Columns

Moore: Community gardening benefits all

Editor’s note: This is the the October installment of a monthly column written by the city of DeKalb’s Citizens’ Environmental Commission that focuses on increased awareness of issues such as promoting projects and ordinance changes involved in recycling, reducing energy consumption, and planting native habitat.

A community garden that thrives is a garden that receives support and participation from a variety of members of the community.

This support includes more than just that of residents but also volunteers, businesses, schools and other local organizations. This type of community collectivity allows us to share resources such as tools, knowledge and experiences.

One of the many benefits of growing your own garden is having the option to spend less money on produce. The cost savings between buying your own seeds or plants compared to shopping at the grocery store is significant.

Although the cost of both fruit and vegetables sometimes varies by weight, a $2 packet of tomato seeds has the potential to produce well more than 100 pounds throughout the season. Of course, saving seeds from your produce for the following year also is an option.

Whether your garden is in your back yard or nearby in your neighborhood, a trip to the garden could help you save on gas as well as reduce amounts of carbon dioxide emissions into Earth’s atmosphere.

Having a garden also allows us the opportunity to support wildlife preservation. By growing a garden, we can create a safe space for a variety of pollinators. Once the plants in your garden begin to grow flowers, these flowers provide pollinators with a source of food in the form of nectar and pollen. So, when you see bees in the garden, bouncing from flower to flower, know that their pollinating allows your flowers to form into full and nutritious vegetables.

Once you harvest your vegetables, their vitamins begin to deteriorate.

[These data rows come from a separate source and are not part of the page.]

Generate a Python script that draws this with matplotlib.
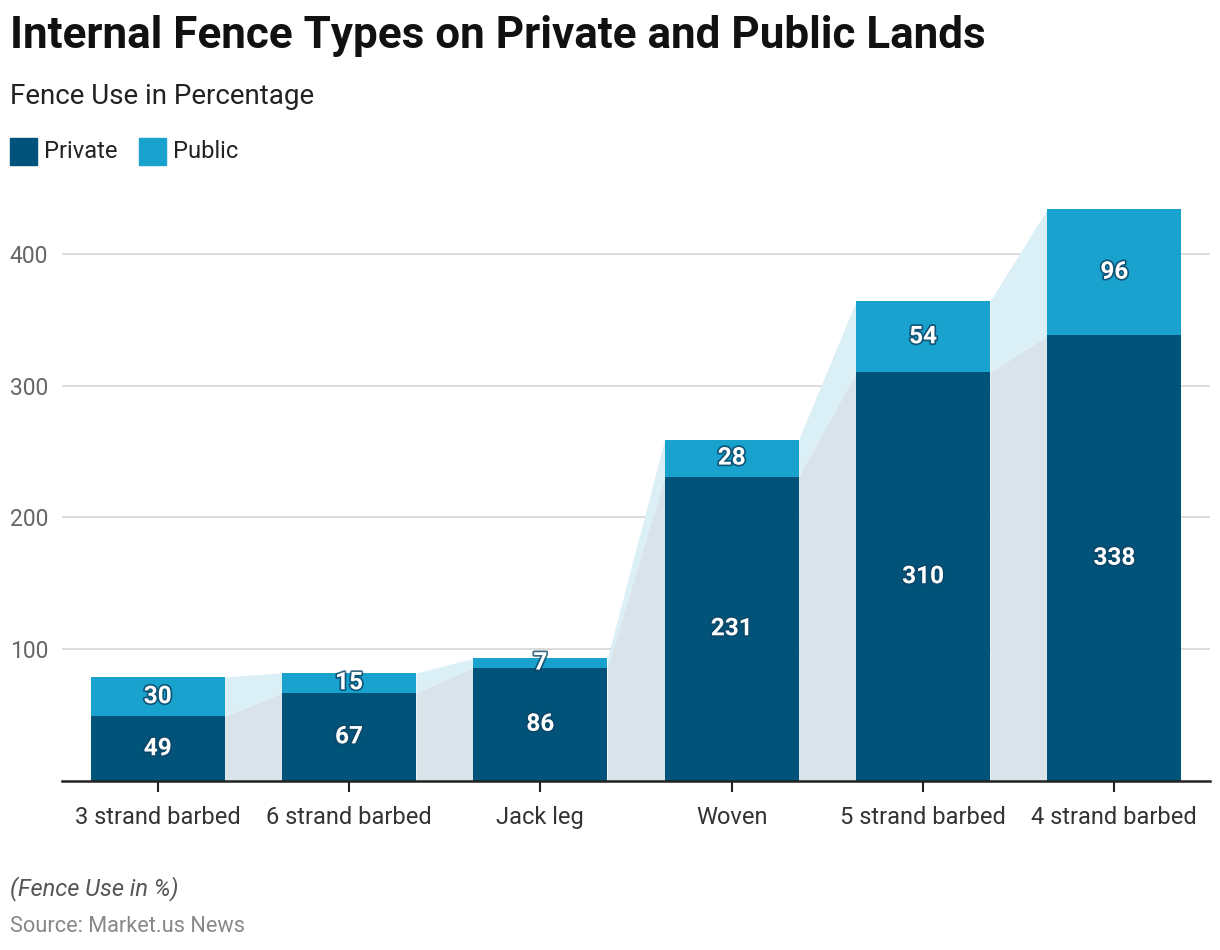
import matplotlib.pyplot as plt
import matplotlib.patheffects as pe
from matplotlib.patches import Rectangle

plt.rcParams['font.family'] = ['Roboto', 'DejaVu Sans']

categories = ["3 strand barbed", "6 strand barbed", "Jack leg", "Woven",
              "5 strand barbed", "4 strand barbed"]
private = [49, 67, 86, 231, 310, 338]
public = [30, 15, 7, 28, 54, 96]

c_private = "#01537a"
c_public = "#1aa2ce"
c_private_fill = "#d8e3ea"
c_public_fill = "#dbeff7"

fig = plt.figure(figsize=(12.2, 9.5), dpi=100)
ax = fig.add_axes([62 / 1220, (950 - 781) / 950, 1148 / 1220, 580 / 950])

x = list(range(len(categories)))
w = 0.7
totals = [a + b for a, b in zip(private, public)]

# connector areas between bars
for i in range(len(x) - 1):
    xs = [x[i] + w / 2, x[i + 1] - w / 2]
    ax.fill_between(xs, [0, 0], [private[i], private[i + 1]],
                    color=c_private_fill, lw=0, zorder=1)
    ax.fill_between(xs, [private[i], private[i + 1]], [totals[i], totals[i + 1]],
                    color=c_public_fill, lw=0, zorder=1)

ax.bar(x, private, width=w, color=c_private, zorder=2)
ax.bar(x, public, width=w, bottom=private, color=c_public, zorder=2)

stroke = [pe.withStroke(linewidth=2.5, foreground="#0d4564", alpha=0.8)]
for i in x:
    ax.text(i, private[i] / 2, str(private[i]), ha="center", va="center",
            color="white", fontsize=17.5, fontweight="bold", path_effects=stroke, zorder=3)
    ax.text(i, private[i] + public[i] / 2, str(public[i]), ha="center", va="center",
            color="white", fontsize=17.5, fontweight="bold", path_effects=stroke, zorder=3)

ax.set_xlim(-0.5, len(x) - 0.5)
ax.set_ylim(0, 440)
ax.set_yticks([100, 200, 300, 400])
ax.yaxis.grid(True, color="#d9d9d9", lw=1.3)
ax.set_axisbelow(True)
for s in ["top", "right", "left"]:
    ax.spines[s].set_visible(False)
ax.spines["bottom"].set_color("#222222")
ax.spines["bottom"].set_linewidth(1.8)
ax.tick_params(axis="y", length=0, labelsize=16.5, labelcolor="#666666", pad=10)
ax.tick_params(axis="x", length=8, width=1.5, color="#222222", labelsize=17,
               labelcolor="#333333", pad=10)
ax.set_xticks(x)
ax.set_xticklabels(categories)

fig.text(10 / 1220, 1 - 36 / 950, "Internal Fence Types on Private and Public Lands",
         fontsize=31.7, fontweight="bold", color="#111111", va="center")
fig.text(10 / 1220, 1 - 97 / 950, "Fence Use in Percentage", fontsize=20,
         color="#222222", va="center")

# legend
fig.patches.append(Rectangle((10 / 1220, 1 - 165 / 950), 27 / 1220, 27 / 950,
                             transform=fig.transFigure, color=c_private))
fig.text(44 / 1220, 1 - 151 / 950, "Private", fontsize=17, color="#222222", va="center")
fig.patches.append(Rectangle((139 / 1220, 1 - 165 / 950), 27 / 1220, 27 / 950,
                             transform=fig.transFigure, color=c_public))
fig.text(173 / 1220, 1 - 151 / 950, "Public", fontsize=17, color="#222222", va="center")

fig.text(10 / 1220, 1 - 889 / 950, "(Fence Use in %)", fontsize=17, style="italic",
         color="#555555", va="center")
fig.text(10 / 1220, 1 - 926 / 950, "Source: Market.us News", fontsize=15.7,
         color="#888888", va="center")

fig.savefig("out.png", dpi=100)
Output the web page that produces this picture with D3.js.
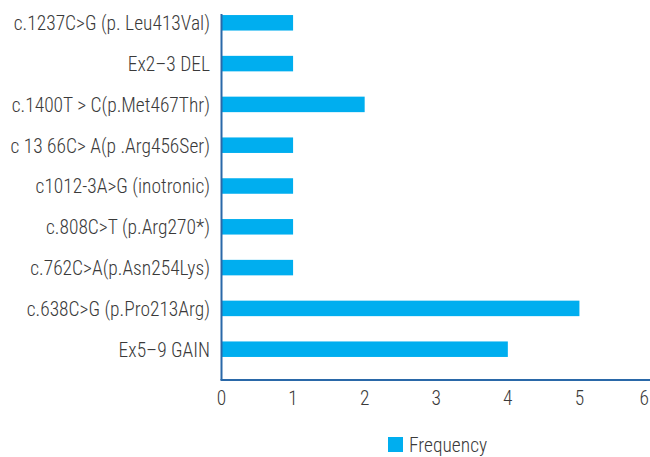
<!DOCTYPE html>
<html>
<head>
<meta charset="utf-8">
<script src="https://cdn.jsdelivr.net/npm/d3@7"></script>
<style>
  html, body { margin: 0; padding: 0; background: #fff; }
  svg { display: block; }
  text { font-family: "Liberation Sans Narrow", "Roboto Condensed", "Roboto", sans-serif; fill: #3a3a3a; font-size: 20.5px; font-weight: 300; }
</style>
</head>
<body>
<svg id="chart" width="650" height="457"></svg>
<script>
// Variant labels, top to bottom
const variants = [
  "c.1237C>G (p. Leu413Val)",
  "Ex2\u20133 DEL",
  "c.1400T > C(p.Met467Thr)",
  "c 13 66C> A(p .Arg456Ser)",
  "c1012-3A>G (inotronic)",
  "c.808C>T (p.Arg270*)",
  "c.762C>A(p.Asn254Lys)",
  "c.638C>G (p.Pro213Arg)",
  "Ex5\u20139 GAIN"
];
// Frequency of each variant
const frequency = [1, 1, 2, 1, 1, 1, 1, 5, 4];
const xTicks = [0, 1, 2, 3, 4, 5, 6];
const seriesName = "Frequency";

const svg = d3.select("#chart");
const barColor = "#00aeef";
const axisColor = "#2a68a8";
const squeeze = 0.95; // narrow the type horizontally

const x = d3.scaleLinear().domain([0, 6]).range([221.5, 651]);
const y = d3.scaleBand().domain(variants).range([2.4, 369.6]).paddingInner(0.62).paddingOuter(0.31);

// bars
svg.append("g").selectAll("rect")
  .data(variants.map((v, i) => ({ v, f: frequency[i] })))
  .join("rect")
  .attr("x", x(0))
  .attr("y", d => y(d.v))
  .attr("width", d => x(d.f) - x(0))
  .attr("height", y.bandwidth())
  .attr("fill", barColor);

// category labels
svg.append("g").selectAll("text")
  .data(variants)
  .join("text")
  .attr("transform", d => `translate(210,${y(d) + y.bandwidth() / 2}) scale(${squeeze},1)`)
  .attr("dy", "0.36em")
  .attr("text-anchor", "end")
  .text(d => d);

// axis frame: left and bottom lines
const axisY = 380;
svg.append("line")
  .attr("x1", x(0)).attr("x2", x(0))
  .attr("y1", 14).attr("y2", axisY)
  .attr("stroke", axisColor).attr("stroke-width", 2);
svg.append("line")
  .attr("x1", x(0) - 1).attr("x2", 650)
  .attr("y1", axisY).attr("y2", axisY)
  .attr("stroke", axisColor).attr("stroke-width", 2);

// x tick labels
svg.append("g").selectAll("text")
  .data(xTicks)
  .join("text")
  .attr("transform", d => `translate(${d === 6 ? 649 : x(d)},398) scale(${squeeze},1)`)
  .attr("dy", "0.36em")
  .attr("text-anchor", d => d === 6 ? "end" : "middle")
  .text(d => d);

// legend
const lg = svg.append("g").attr("transform", "translate(388,437)");
lg.append("rect").attr("width", 15).attr("height", 15).attr("fill", barColor);
lg.append("text").attr("transform", `translate(21,8) scale(${squeeze},1)`).attr("dy", "0.36em")
  .text(seriesName);
</script>
</body>
</html>
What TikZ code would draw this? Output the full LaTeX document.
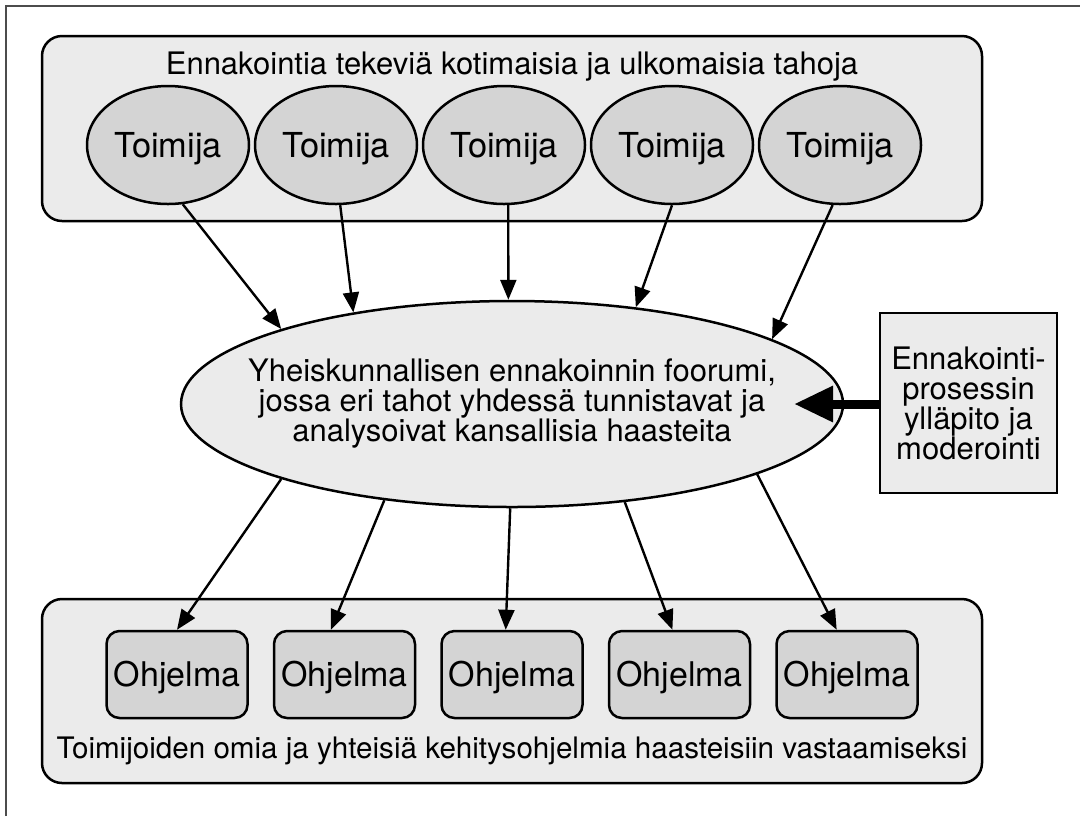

Before produce enters the grocery store, it is preserved in refrigerated trucks in order to help maintain its freshness over long distances. During transportation, produce is still at risk of being exposed to things such as air, light and temperature changes, which can contribute to deterioration and fewer nutritional benefits. By the time produce enters the store and then onto the kitchen counter, the initial amount of freshness and nutritional value has decreased.

When harvesting or shopping for local produce, your food not only tastes better, but your body is able to receive more of the fruit’s nutritious benefits.

DeKalb County has more than 15 acres of green space in which members of the community are able to grow fresh produce. There are more than 40 gardens in public areas, at apartment complexes, and even within our educational institutions. There are gardens at both our elementary and middle schools as well as Communiversity Gardens on the east end of Anderson Hall of Northern Illinois University campus.

If you’re considering growing your own garden but you’re not quite sure where to begin, DeKalb County Community Gardens can help you install your own. If you’re not able to have a garden at home, DCCG also offers garden plots for rent in Sycamore, DeKalb and Genoa, which opens opportunities to engage with other members of the community.

Once we open that window to engage with others, we can learn and grow together.

Kyle Moore is a member of the city of DeKalb’s Citizens’ Environmental Commission.